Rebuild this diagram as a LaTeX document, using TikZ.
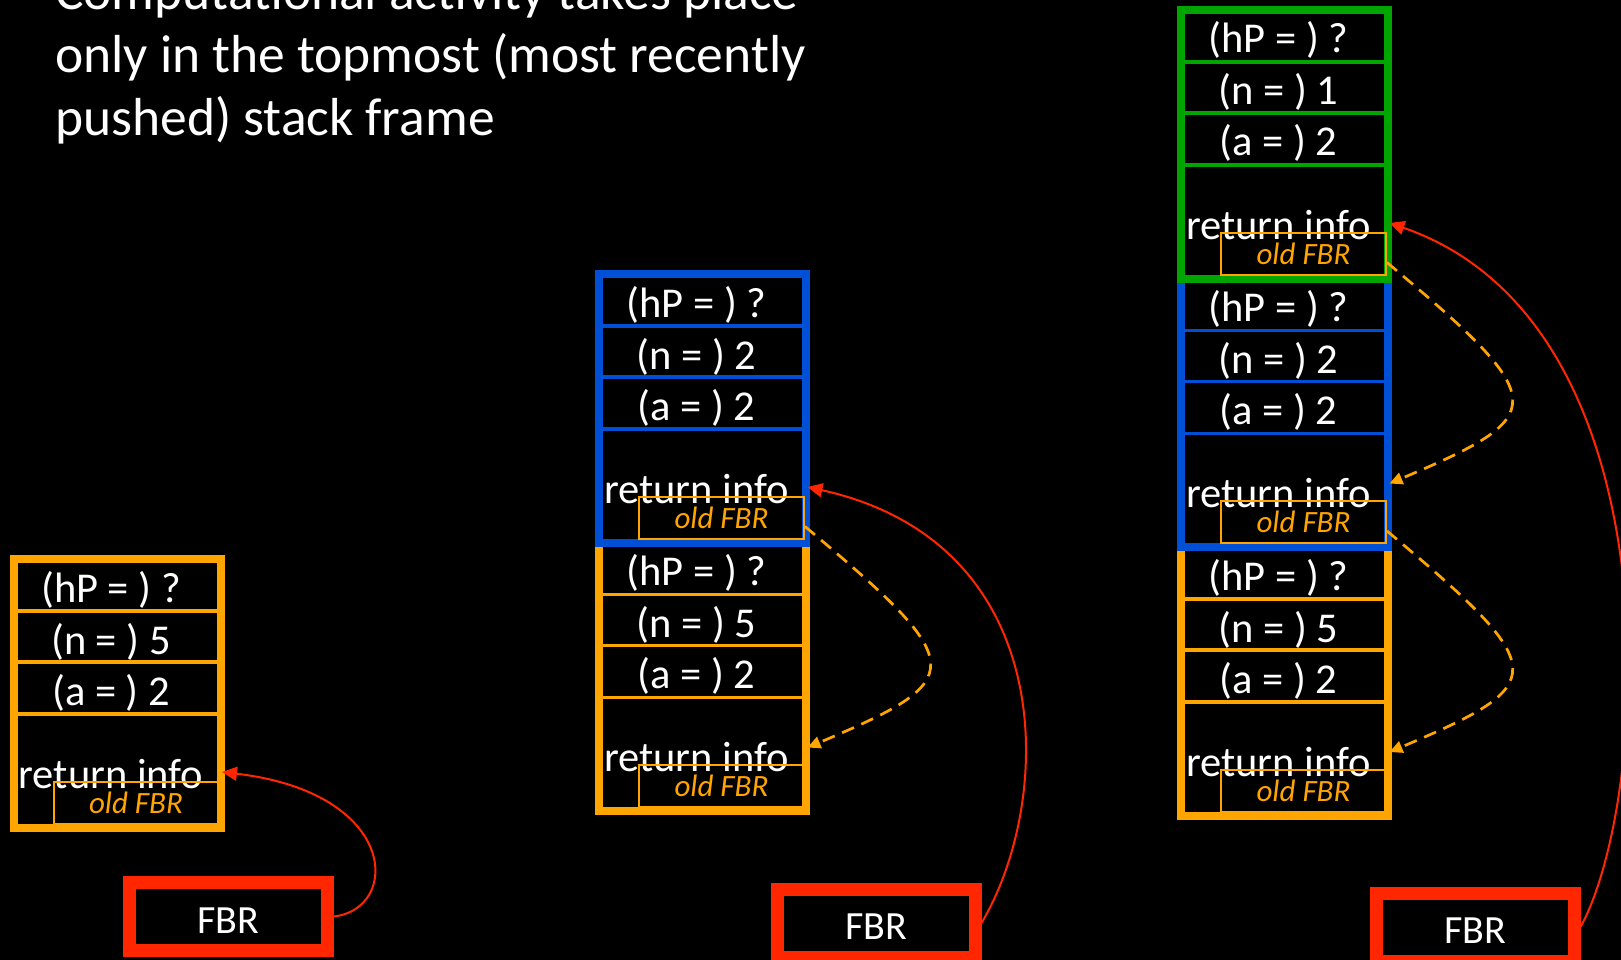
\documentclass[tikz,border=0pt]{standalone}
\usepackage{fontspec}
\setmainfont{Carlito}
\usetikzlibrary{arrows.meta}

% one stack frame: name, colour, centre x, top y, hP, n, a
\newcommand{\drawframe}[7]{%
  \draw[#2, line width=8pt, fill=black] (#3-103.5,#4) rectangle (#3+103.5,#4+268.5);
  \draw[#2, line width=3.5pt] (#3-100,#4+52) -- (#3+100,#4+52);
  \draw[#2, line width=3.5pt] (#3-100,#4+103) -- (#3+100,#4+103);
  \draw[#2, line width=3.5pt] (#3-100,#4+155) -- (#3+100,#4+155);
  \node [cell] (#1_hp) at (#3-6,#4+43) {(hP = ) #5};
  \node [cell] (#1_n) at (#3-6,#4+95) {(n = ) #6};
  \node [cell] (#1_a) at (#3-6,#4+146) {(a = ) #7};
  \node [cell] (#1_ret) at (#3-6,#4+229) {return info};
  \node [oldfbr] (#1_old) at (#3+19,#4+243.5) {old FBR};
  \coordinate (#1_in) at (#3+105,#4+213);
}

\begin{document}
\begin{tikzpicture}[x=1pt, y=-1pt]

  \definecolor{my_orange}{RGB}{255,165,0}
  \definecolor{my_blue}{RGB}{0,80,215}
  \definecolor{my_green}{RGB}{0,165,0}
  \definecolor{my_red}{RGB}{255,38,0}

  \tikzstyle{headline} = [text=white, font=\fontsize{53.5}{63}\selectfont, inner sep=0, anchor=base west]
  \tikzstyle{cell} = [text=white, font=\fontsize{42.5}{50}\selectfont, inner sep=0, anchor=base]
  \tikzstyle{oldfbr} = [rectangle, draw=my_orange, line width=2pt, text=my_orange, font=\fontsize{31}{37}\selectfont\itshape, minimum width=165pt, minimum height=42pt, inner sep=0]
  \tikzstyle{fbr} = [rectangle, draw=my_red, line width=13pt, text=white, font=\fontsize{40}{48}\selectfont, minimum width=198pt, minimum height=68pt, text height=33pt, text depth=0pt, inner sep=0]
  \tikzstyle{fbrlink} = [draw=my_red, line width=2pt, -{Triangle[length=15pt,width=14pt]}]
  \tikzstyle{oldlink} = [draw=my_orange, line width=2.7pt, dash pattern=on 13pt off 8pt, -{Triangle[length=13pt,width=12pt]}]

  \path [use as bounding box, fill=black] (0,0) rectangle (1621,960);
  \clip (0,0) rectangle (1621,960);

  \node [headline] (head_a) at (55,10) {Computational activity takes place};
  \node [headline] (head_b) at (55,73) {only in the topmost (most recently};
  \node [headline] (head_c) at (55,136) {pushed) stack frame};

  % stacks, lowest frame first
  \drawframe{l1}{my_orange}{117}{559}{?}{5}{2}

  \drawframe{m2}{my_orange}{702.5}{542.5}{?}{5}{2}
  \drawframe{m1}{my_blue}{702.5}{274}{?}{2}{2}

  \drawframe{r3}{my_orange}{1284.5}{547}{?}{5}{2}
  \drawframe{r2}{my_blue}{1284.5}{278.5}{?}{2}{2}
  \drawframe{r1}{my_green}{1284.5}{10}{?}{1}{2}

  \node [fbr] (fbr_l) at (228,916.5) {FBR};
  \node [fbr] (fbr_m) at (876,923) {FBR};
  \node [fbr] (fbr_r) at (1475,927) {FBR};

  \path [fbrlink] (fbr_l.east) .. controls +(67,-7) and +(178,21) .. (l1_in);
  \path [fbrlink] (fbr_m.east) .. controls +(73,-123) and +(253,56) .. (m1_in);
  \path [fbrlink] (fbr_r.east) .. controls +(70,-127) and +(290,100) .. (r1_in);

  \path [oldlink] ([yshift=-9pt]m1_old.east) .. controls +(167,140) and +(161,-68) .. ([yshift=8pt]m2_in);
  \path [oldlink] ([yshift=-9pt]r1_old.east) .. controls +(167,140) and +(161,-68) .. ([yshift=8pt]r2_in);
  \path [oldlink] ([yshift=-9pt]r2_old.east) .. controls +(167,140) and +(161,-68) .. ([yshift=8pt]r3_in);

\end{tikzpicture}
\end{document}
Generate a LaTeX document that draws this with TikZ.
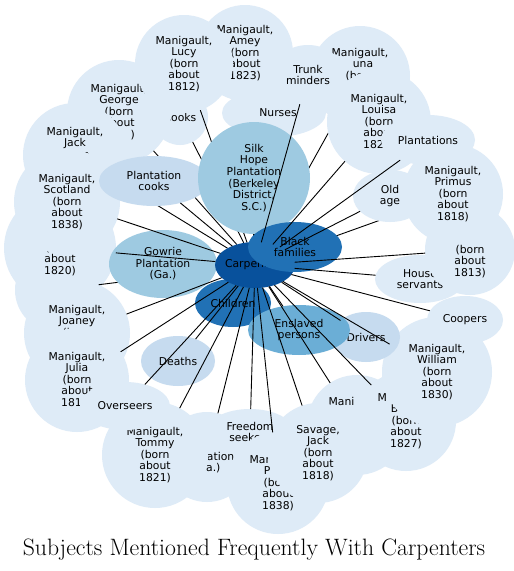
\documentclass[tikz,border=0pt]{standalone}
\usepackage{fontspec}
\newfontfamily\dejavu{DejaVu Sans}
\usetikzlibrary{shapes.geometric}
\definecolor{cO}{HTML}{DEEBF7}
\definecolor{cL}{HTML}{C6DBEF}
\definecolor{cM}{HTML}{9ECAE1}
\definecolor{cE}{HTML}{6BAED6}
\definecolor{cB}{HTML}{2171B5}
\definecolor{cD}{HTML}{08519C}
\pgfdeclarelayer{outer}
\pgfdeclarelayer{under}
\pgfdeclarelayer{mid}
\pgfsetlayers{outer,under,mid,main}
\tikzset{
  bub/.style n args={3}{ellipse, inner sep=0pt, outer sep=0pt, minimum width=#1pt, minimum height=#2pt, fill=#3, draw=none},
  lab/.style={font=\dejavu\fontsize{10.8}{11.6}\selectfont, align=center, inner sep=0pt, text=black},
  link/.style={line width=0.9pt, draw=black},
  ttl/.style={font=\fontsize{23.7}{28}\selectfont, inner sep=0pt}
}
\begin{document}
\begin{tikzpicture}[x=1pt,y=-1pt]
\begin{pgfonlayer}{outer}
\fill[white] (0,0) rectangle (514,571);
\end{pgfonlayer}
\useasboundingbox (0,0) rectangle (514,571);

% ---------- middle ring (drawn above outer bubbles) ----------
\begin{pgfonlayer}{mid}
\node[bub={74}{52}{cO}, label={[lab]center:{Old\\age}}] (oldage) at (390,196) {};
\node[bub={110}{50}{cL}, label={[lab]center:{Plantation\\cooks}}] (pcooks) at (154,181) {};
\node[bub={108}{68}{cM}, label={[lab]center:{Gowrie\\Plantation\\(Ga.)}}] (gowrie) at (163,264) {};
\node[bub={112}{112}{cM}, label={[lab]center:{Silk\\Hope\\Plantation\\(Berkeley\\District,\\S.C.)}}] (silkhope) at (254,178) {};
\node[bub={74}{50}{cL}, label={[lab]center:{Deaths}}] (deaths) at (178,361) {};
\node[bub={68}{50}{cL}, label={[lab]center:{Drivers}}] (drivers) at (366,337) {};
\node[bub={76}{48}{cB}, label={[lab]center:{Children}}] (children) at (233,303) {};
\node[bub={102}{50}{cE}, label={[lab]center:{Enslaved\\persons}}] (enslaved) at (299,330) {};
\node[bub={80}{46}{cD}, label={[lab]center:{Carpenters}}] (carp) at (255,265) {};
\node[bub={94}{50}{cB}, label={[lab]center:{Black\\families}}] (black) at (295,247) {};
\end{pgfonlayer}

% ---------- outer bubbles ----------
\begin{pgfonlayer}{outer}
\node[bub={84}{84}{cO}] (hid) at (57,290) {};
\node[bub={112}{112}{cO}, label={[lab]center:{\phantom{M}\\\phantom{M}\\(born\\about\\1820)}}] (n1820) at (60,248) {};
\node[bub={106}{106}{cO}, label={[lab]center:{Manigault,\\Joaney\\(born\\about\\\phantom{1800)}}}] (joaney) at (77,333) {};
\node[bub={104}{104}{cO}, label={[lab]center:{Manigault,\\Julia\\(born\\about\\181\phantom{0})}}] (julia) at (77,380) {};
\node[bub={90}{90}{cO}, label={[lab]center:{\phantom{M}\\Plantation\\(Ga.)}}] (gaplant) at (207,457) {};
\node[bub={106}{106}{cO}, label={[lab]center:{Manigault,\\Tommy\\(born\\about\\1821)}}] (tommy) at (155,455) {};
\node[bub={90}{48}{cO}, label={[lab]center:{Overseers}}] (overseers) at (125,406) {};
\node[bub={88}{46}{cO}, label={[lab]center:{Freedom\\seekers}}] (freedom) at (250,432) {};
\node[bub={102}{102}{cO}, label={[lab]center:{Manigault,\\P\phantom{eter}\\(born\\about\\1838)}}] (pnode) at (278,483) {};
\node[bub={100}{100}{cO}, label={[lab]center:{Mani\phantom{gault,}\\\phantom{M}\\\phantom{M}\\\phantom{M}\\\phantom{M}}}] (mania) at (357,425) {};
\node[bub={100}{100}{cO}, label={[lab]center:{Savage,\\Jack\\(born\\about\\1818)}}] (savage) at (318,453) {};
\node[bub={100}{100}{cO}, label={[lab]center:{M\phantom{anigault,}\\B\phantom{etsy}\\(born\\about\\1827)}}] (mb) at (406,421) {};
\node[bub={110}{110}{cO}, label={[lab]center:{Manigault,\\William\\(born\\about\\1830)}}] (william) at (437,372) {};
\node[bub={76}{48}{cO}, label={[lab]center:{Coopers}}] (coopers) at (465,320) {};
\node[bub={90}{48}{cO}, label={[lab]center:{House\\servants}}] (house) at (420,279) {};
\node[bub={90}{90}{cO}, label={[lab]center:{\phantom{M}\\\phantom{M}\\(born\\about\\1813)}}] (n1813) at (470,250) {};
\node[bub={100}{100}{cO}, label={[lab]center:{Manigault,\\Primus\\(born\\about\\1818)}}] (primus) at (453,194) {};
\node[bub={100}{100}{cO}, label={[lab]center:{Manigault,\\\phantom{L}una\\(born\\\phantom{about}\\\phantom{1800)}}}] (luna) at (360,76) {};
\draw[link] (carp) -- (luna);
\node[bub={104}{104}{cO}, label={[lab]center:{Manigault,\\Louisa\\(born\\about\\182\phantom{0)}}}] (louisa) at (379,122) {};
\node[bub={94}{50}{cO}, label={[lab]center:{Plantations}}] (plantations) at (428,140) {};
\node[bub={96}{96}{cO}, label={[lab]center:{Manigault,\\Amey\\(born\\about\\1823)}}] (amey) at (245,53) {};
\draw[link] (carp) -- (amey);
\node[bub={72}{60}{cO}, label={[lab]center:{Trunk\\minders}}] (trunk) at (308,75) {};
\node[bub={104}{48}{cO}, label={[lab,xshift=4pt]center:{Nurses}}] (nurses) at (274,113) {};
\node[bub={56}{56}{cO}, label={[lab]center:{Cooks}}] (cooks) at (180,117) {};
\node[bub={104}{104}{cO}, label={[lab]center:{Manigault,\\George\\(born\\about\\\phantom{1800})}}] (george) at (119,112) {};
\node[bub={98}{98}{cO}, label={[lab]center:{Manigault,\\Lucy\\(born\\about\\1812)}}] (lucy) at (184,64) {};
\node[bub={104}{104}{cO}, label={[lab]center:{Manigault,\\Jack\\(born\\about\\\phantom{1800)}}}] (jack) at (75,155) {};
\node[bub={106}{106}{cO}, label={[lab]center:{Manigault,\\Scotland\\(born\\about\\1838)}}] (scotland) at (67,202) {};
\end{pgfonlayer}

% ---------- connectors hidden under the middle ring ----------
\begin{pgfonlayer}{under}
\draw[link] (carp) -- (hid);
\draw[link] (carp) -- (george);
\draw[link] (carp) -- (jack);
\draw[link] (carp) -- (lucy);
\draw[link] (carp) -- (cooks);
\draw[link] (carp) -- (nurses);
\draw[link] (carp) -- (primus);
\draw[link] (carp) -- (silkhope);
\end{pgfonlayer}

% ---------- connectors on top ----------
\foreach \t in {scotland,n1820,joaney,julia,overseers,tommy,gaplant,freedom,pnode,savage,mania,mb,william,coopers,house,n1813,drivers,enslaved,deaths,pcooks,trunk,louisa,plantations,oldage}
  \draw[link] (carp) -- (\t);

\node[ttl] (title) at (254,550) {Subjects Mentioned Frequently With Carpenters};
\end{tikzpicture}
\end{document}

GIVEN INSTRUCTION: Restate word for word only the lines from where the entries begin through the one with "line width=2.7pt, dash"; omit the pictures.

ANSWER TO THIS EXERCISE:
Rebuild this diagram as a LaTeX document, using TikZ.
\documentclass[tikz,border=0pt]{standalone}
\usepackage{fontspec}
\setmainfont{Carlito}
\usetikzlibrary{arrows.meta}

% one stack frame: name, colour, centre x, top y, hP, n, a
\newcommand{\drawframe}[7]{%
  \draw[#2, line width=8pt, fill=black] (#3-103.5,#4) rectangle (#3+103.5,#4+268.5);
  \draw[#2, line width=3.5pt] (#3-100,#4+52) -- (#3+100,#4+52);
  \draw[#2, line width=3.5pt] (#3-100,#4+103) -- (#3+100,#4+103);
  \draw[#2, line width=3.5pt] (#3-100,#4+155) -- (#3+100,#4+155);
  \node [cell] (#1_hp) at (#3-6,#4+43) {(hP = ) #5};
  \node [cell] (#1_n) at (#3-6,#4+95) {(n = ) #6};
  \node [cell] (#1_a) at (#3-6,#4+146) {(a = ) #7};
  \node [cell] (#1_ret) at (#3-6,#4+229) {return info};
  \node [oldfbr] (#1_old) at (#3+19,#4+243.5) {old FBR};
  \coordinate (#1_in) at (#3+105,#4+213);
}

\begin{document}
\begin{tikzpicture}[x=1pt, y=-1pt]

  \definecolor{my_orange}{RGB}{255,165,0}
  \definecolor{my_blue}{RGB}{0,80,215}
  \definecolor{my_green}{RGB}{0,165,0}
  \definecolor{my_red}{RGB}{255,38,0}

  \tikzstyle{headline} = [text=white, font=\fontsize{53.5}{63}\selectfont, inner sep=0, anchor=base west]
  \tikzstyle{cell} = [text=white, font=\fontsize{42.5}{50}\selectfont, inner sep=0, anchor=base]
  \tikzstyle{oldfbr} = [rectangle, draw=my_orange, line width=2pt, text=my_orange, font=\fontsize{31}{37}\selectfont\itshape, minimum width=165pt, minimum height=42pt, inner sep=0]
  \tikzstyle{fbr} = [rectangle, draw=my_red, line width=13pt, text=white, font=\fontsize{40}{48}\selectfont, minimum width=198pt, minimum height=68pt, text height=33pt, text depth=0pt, inner sep=0]
  \tikzstyle{fbrlink} = [draw=my_red, line width=2pt, -{Triangle[length=15pt,width=14pt]}]
  \tikzstyle{oldlink} = [draw=my_orange, line width=2.7pt, dash pattern=on 13pt off 8pt, -{Triangle[length=13pt,width=12pt]}]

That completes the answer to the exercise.